Employers’ Response to the Employment-Linked Incentive (ELI) Scheme

  • Employers have called the ELI scheme a “laudable initiative” that encourages first-time employment and sustained job creation, especially in manufacturing.
  • They highlighted the scheme’s potential to boost labour-intensive sectors and transform India’s employment ecosystem.
  • Industry experts stressed the need to include micro and small manufacturing units, especially those with fewer than 20 employees, under the scheme’s benefits.
    • They proposed shifting the scheme to the Ministry of MSME and using a structured reimbursement model based on payroll growth.
  • Experts suggested a direct monthly subsidy to both employer and employee, tied to continued employment, for simpler and wider adoption.

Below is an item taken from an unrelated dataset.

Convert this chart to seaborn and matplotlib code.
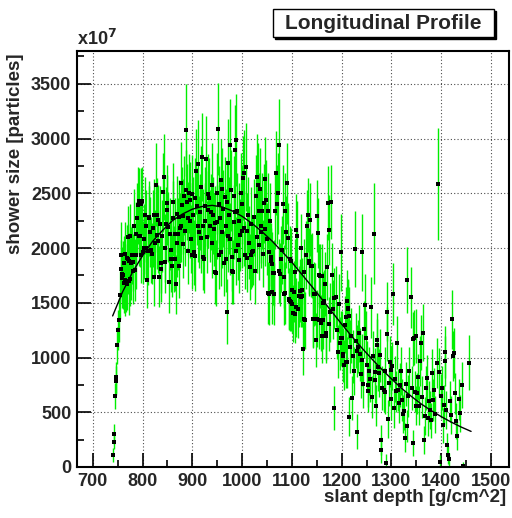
import numpy as np
import pandas as pd
import matplotlib
matplotlib.use("Agg")
import matplotlib.pyplot as plt
import seaborn as sns
from matplotlib.patches import FancyBboxPatch
from matplotlib.ticker import MultipleLocator

# slant depth [g/cm^2], shower size [x1e7 particles], error
depth = [
    741, 742, 743, 745, 746, 747, 749, 751, 752, 754,
    756, 757, 758, 759, 761, 762, 763, 764, 765, 766, 768, 769, 770, 771, 772, 773, 774, 775, 777, 778,
    780, 781, 783, 784, 786, 787, 789, 790, 792, 793, 795, 796, 797, 798, 800,
    802, 803, 805, 806, 808, 810, 811, 813, 814, 816, 818, 820, 821, 823, 824, 826, 827, 829, 830, 831,
    832, 834, 835, 837, 838, 840, 842, 843, 845, 846, 847, 849,
    850, 852, 853, 855, 857, 858, 859, 861, 862, 864, 865, 866, 867, 869, 870, 872, 873, 874, 876, 877,
    878, 879, 881, 882, 883, 885, 887, 888, 889, 891, 892, 893, 895, 896, 897, 899,
    900, 901, 903, 905, 906, 908, 909, 911, 912, 913, 915, 917, 918, 920, 921, 922, 924, 925, 926, 928,
    929, 931, 932, 934, 935, 937, 939, 940, 942, 943, 945, 946, 947, 949, 950,
    951, 953, 954, 955, 957, 958, 959, 960, 962, 963, 965, 967, 968, 969, 970, 971, 972, 974, 975, 976,
    977, 979, 980, 981, 983, 984, 985, 986, 987, 988, 989, 991, 993, 994, 996, 998, 999,
    1000, 1002, 1003, 1004, 1005, 1007, 1009, 1010, 1012, 1013, 1015, 1017, 1018, 1020, 1022, 1023, 1025,
    1027, 1029, 1030, 1032, 1033, 1034, 1036, 1038, 1039, 1041, 1043, 1044, 1046, 1047, 1048, 1050,
    1052, 1053, 1054, 1055, 1057, 1058, 1059, 1060, 1061, 1062, 1064, 1065, 1067, 1068, 1070, 1072, 1074,
    1075, 1077, 1079, 1081, 1083, 1084, 1085, 1086, 1087, 1089, 1090, 1092, 1094, 1095, 1096, 1097, 1098, 1099,
    1100, 1101, 1102, 1104, 1106, 1107, 1108, 1109, 1111, 1113, 1115, 1116, 1118, 1119, 1120, 1121, 1123,
    1124, 1125, 1126, 1128, 1130, 1133, 1134, 1135, 1136, 1138, 1140, 1142, 1143, 1144, 1147, 1148, 1150, 1151,
    1153, 1154, 1155, 1156, 1158, 1160, 1161, 1162, 1163, 1165, 1166, 1168, 1169, 1170, 1172, 1174, 1175,
    1176, 1179, 1181, 1182, 1184, 1185, 1188, 1190, 1193, 1195, 1196, 1198, 1199, 1201, 1202, 1203, 1204,
    1206, 1208, 1209, 1210, 1211, 1212, 1213, 1214, 1215, 1217, 1219, 1221, 1223, 1225, 1227, 1229, 1230,
    1231, 1233, 1235, 1236, 1238, 1240, 1241, 1243, 1245, 1247, 1248,
    1250, 1252, 1253, 1255, 1257, 1259, 1261, 1262, 1264, 1266, 1267, 1269, 1271, 1272, 1274, 1276, 1277,
    1279, 1280, 1282, 1285, 1287, 1288, 1290, 1291, 1292, 1293, 1295, 1297, 1299,
    1300, 1302, 1304, 1306, 1307, 1309, 1311, 1313, 1315, 1317, 1319, 1321, 1324, 1326, 1328, 1330, 1331,
    1332, 1334, 1336, 1339, 1341, 1343, 1344, 1346, 1347, 1349, 1350,
    1351, 1353, 1355, 1357, 1360, 1362, 1363, 1366, 1367, 1369, 1371, 1373, 1375, 1377, 1380, 1382, 1384,
    1386, 1388, 1391, 1393, 1396, 1397, 1399,
    1402, 1404, 1406, 1407, 1408, 1410, 1412, 1414, 1416, 1418, 1420, 1421, 1424, 1426, 1428, 1430, 1432,
    1435, 1438, 1441, 1444, 1456,
]
size = [
    110, 230, 300, 650, 790, 820, 1110, 1250, 1340, 1570,
    1810, 1940, 1760, 1730, 1750, 1860, 1680, 1710, 1950, 1680, 1910, 1670, 1900, 2100, 1880, 1700, 2110, 1720, 1860, 1940,
    1790, 1870, 2200, 1800, 1940, 2130, 2270, 2390, 2110, 2430, 2110, 2400, 1940, 2430, 1960,
    2080, 2000, 2300, 2000, 2200, 1710, 1970, 2270, 2280, 2150, 1980, 1950, 2180, 1740, 2300, 2050, 2580, 2120, 2300, 2060,
    2260, 1740, 2220, 1810, 1860, 2110, 2510, 2650, 2000, 1870, 2220, 2350,
    2410, 2190, 1690, 2130, 1900, 1980, 1840, 2420, 2270, 1900, 2130, 1900, 1670, 2310, 2050, 2130, 1840, 2280, 2180, 2200,
    2590, 2390, 2040, 2290, 2480, 2160, 2530, 3075, 2420, 2270, 1970, 2500, 2250, 2440, 2080, 2490,
    1940, 2300, 1960, 1930, 2460, 2700, 2380, 2200, 2770, 2150, 2330, 2560, 2090, 2830, 1920, 2200, 1900, 2250, 2380, 2810,
    2100, 2350, 2490, 2460, 2200, 2330, 2050, 2580, 2300, 2170, 2230, 1780, 1770, 2500, 2240,
    3090, 2400, 1940, 2270, 1960, 2620, 2150, 2540, 2360, 1860, 2470, 1900, 2200, 2420, 1420, 2110, 2780, 2300, 2940, 2080,
    2530, 1790, 1920, 1780, 2480, 2240, 2900, 2330, 2990, 1970, 2340, 2030, 1890, 2250, 2120, 2500, 2160,
    2400, 2640, 2690, 2180, 1940, 2740, 1910, 2160, 2300, 2050, 1830, 2220, 1940, 1960, 1970, 2280, 1790,
    2480, 2650, 2100, 2580, 2340, 2030, 2540, 2200, 2145, 2340, 1950, 2410, 2630, 2175, 2440, 2080,
    1590, 2340, 1580, 1960, 2250, 1880, 1920, 1600, 1850, 1770, 1770, 1580, 2340, 2685, 2400, 2500, 2943,
    1790, 1760, 1900, 1980, 2400, 1740, 1580, 1590, 2340, 2150, 2590, 2090, 1535, 1530, 1900, 1520, 1510, 1880,
    1620, 1490, 1405, 1600, 1785, 1395, 1460, 2165, 2110, 1440, 1560, 1610, 1555, 2000, 1620, 1560, 1080,
    1785, 1350, 1340, 1940, 2200, 2300, 1880, 1860, 2260, 1840, 1840, 1350, 1355, 1580, 1580, 1160, 2290, 1355,
    2140, 1750, 1340, 1746, 1315, 1745, 1200, 1500, 1340, 1520, 1670, 1200, 1228, 1830, 2410, 2165, 1305,
    1415, 2420, 1755, 1440, 542, 1540, 1555, 1250, 1054, 1490, 1130, 1960, 1175, 1176, 1015, 1030, 932,
    1300, 1374, 955, 1520, 955, 1450, 1440, 1380, 460, 1100, 1200, 628, 1010, 880, 1990, 1155, 1060,
    323, 1100, 1222, 1030, 850, 1960, 978, 760, 1258, 1481, 1175,
    932, 750, 690, 880, 800, 1460, 640, 1010, 2130, 793, 871, 560, 1115, 1161, 911, 860, 1020,
    155, 246, 720, 703, 688, 880, 39, 1216, 1420, 439, 770, 962, 885,
    620, 920, 1581, 536, 800, 690, 1136, 703, 580, 746, 880, 610, 484, 514, 268, 760, 375,
    1706, 650, 880, 1551, 720, 1170, 216, 1182, 688, 560, 1197,
    673, 820, 560, 970, 1136, 637, 1228, 247, 465, 720, 811, 443, 600, 520, 428, 862, 612,
    700, 480, 948, 2584, 870, 48, 650,
    725, 380, 566, 1051, 970, 520, 201, 109, 70, 600, 475, 1350, 1012, 1040, 673, 420, 286,
    617, 490, 750, 9, 953,
]
err = [
    60, 70, 90, 120, 130, 140, 170, 180, 200, 220,
    260, 300, 240, 280, 310, 250, 270, 330, 290, 260, 300, 240, 320, 280, 260, 310, 290, 250, 330, 270,
    300, 260, 340, 280, 310, 290, 320, 350, 270, 300, 280, 330, 260, 310, 290,
    320, 280, 350, 300, 330, 260, 310, 340, 290, 320, 300, 280, 350, 270, 330, 300, 380, 310, 340, 290,
    320, 280, 350, 300, 270, 330, 360, 390, 310, 280, 340, 320,
    350, 320, 280, 330, 300, 310, 290, 360, 340, 300, 330, 290, 270, 350, 310, 330, 300, 340, 320, 330,
    380, 350, 310, 340, 360, 320, 370, 420, 350, 330, 300, 360, 340, 350, 310, 360,
    310, 350, 300, 320, 360, 390, 350, 330, 400, 330, 350, 370, 320, 400, 300, 340, 310, 340, 360, 400,
    330, 350, 370, 360, 330, 350, 320, 380, 350, 330, 340, 290, 300, 370, 340,
    420, 350, 310, 340, 310, 380, 330, 370, 350, 300, 360, 300, 340, 360, 300, 330, 400, 350, 420, 330,
    370, 300, 310, 290, 360, 340, 410, 350, 420, 310, 350, 320, 300, 340, 330, 370, 340,
    360, 380, 390, 340, 310, 400, 310, 340, 350, 330, 300, 340, 310, 320, 310, 350, 300,
    370, 390, 330, 380, 350, 320, 370, 340, 330, 350, 310, 360, 380, 340, 360, 330,
    280, 350, 280, 310, 340, 300, 310, 290, 300, 290, 300, 280, 350, 380, 360, 370, 420,
    290, 290, 300, 310, 360, 290, 280, 280, 350, 330, 370, 320, 280, 270, 300, 280, 270, 300,
    290, 270, 260, 280, 300, 260, 270, 330, 320, 260, 280, 290, 280, 310, 290, 280, 240,
    300, 260, 260, 310, 330, 340, 300, 300, 330, 290, 300, 260, 260, 290, 280, 250, 330, 260,
    320, 290, 260, 290, 260, 290, 250, 280, 260, 280, 290, 250, 250, 300, 340, 320, 250,
    270, 340, 290, 270, 200, 280, 280, 260, 240, 270, 240, 350, 250, 250, 240, 240, 230,
    260, 270, 230, 280, 230, 270, 270, 260, 180, 240, 250, 200, 240, 220, 350, 250, 240,
    160, 240, 260, 240, 220, 350, 240, 220, 260, 280, 250,
    220, 200, 190, 220, 210, 280, 190, 230, 460, 210, 220, 190, 240, 250, 220, 220, 240,
    120, 140, 200, 200, 200, 220, 80, 250, 270, 170, 210, 230, 220,
    190, 220, 280, 180, 210, 190, 240, 190, 180, 200, 220, 190, 170, 180, 130, 200, 150,
    300, 190, 220, 280, 200, 250, 120, 250, 190, 180, 250,
    190, 210, 180, 230, 250, 190, 260, 130, 170, 200, 210, 160, 190, 170, 160, 220, 190,
    200, 170, 230, 510, 220, 60, 200,
    200, 160, 180, 240, 230, 170, 110, 80, 60, 190, 170, 270, 230, 230, 190, 160, 130,
    190, 170, 210, 40, 250,
]

# fitted profile
fit_depth = [740, 760, 780, 800, 820, 840, 860, 880, 900, 920, 940, 960, 980, 1000, 1020, 1040,
             1060, 1080, 1100, 1120, 1140, 1160, 1180, 1200, 1220, 1240, 1260, 1280, 1300, 1320,
             1340, 1360, 1380, 1400, 1420, 1440, 1460]
fit_size = [1380, 1600, 1780, 1930, 2060, 2160, 2250, 2310, 2355, 2380, 2390, 2375, 2340, 2290,
            2225, 2150, 2065, 1970, 1870, 1760, 1650, 1535, 1420, 1305, 1195, 1090, 990, 895, 805,
            720, 645, 575, 515, 460, 410, 365, 325]

df = pd.DataFrame({"depth": depth, "size": size, "err": err})
fit = pd.DataFrame({"depth": fit_depth, "size": fit_size})

sns.set_style("ticks")
plt.rcParams['font.family'] = ['Liberation Sans', 'DejaVu Sans']
plt.rcParams['font.weight'] = 'bold'

fig = plt.figure(figsize=(5.12, 5.18), dpi=100)
ax = fig.add_axes([0.150, 0.0985, 0.844, 0.803])

ax.vlines(df["depth"], df["size"] - df["err"], df["size"] + df["err"],
          colors="#00ee00", linewidth=1.0, zorder=2)
sns.scatterplot(data=df, x="depth", y="size", ax=ax, marker="s", s=9,
                color="black", edgecolor="black", linewidth=0, zorder=3)
sns.lineplot(data=fit, x="depth", y="size", ax=ax, color="black", linewidth=1.0,
             sort=False, zorder=4)

ax.set_xlim(668, 1536)
ax.set_ylim(0, 3800)
ax.xaxis.set_major_locator(MultipleLocator(100))
ax.xaxis.set_minor_locator(MultipleLocator(50))
ax.yaxis.set_major_locator(MultipleLocator(500))
ax.yaxis.set_minor_locator(MultipleLocator(250))
ax.tick_params(which="both", direction="in", top=False, right=False, width=1.2, color="black")
ax.tick_params(which="major", length=10, labelsize=13, pad=4)
ax.tick_params(which="minor", length=5)
ax.grid(True, which="major", linestyle=(0, (1, 2)), color="black", linewidth=0.8, alpha=0.7)
for lbl in ax.get_xticklabels() + ax.get_yticklabels():
    lbl.set_fontweight("bold")
for sp in ax.spines.values():
    sp.set_linewidth(1.5)
    sp.set_color("black")
ax.set_xlabel("")
ax.set_ylabel("")

fig.text(0.988, 0.024, "slant depth [g/cm^2]", ha="right", va="bottom",
         fontsize=13.5, fontweight="bold")
fig.text(0.014, 0.896, "shower size [particles]", ha="left", va="top",
         rotation=90, fontsize=13.5, fontweight="bold")
fig.text(0.150, 0.905, r"x10$^{\mathbf{7}}$", ha="left", va="bottom",
         fontsize=13, fontweight="bold")

# title box with shadow, ROOT style
shadow = FancyBboxPatch((0.538, 0.925), 0.43, 0.053, boxstyle="square,pad=0",
                        transform=fig.transFigure, facecolor="black", edgecolor="black")
box = FancyBboxPatch((0.534, 0.929), 0.43, 0.053, boxstyle="square,pad=0",
                     transform=fig.transFigure, facecolor="white", edgecolor="black", linewidth=1)
fig.patches.extend([shadow, box])
fig.text(0.749, 0.955, "Longitudinal Profile", ha="center", va="center",
         fontsize=15, fontweight="bold")

fig.savefig("out.png", dpi=100)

Trade Union Response and Concerns on the ELI Scheme

  • The Bharatiya Mazdoor Sangh (BMS) has welcomed the scheme but called for expanding social security and improving job quality.
  • The other 10 central trade unions have criticised the scheme, citing risks and past experiences.
  • Fear of Misuse of Funds
    • Unions fear that the ELI scheme could divert workers' savings to subsidise employers.
    • They referenced the 2020 Production-Linked Incentive (PLI) scheme, where benefits reportedly went to large firms without meaningful job creation.
  • Concerns Over EPFO’s Role
    • EPFO is a custodian of employee savings, not a job-creating body.
    • Unions question how it can implement an incentive scheme without dedicated government funding.
  • Call for a Separate Implementation Body
    • There is growing demand for the creation of a specialised agency to administer the scheme, instead of placing the responsibility on EPFO, which lacks the mandate and mechanism for employment generation.
  • Other Concerns
    • Quality vs Quantity Trade-off - Firms may focus on hiring more rather than hiring skilled or productive workers.
    • Short-Term Gains - Risk of firms inflating hiring temporarily to gain benefits, without long-term employment commitment.
    • Implementation Challenges - Requires robust verification mechanisms to prevent misuse and false reporting of employment data.
    • Skewed Sectoral Impact - May benefit larger firms with better compliance systems, leaving out MSMEs that employ a majority.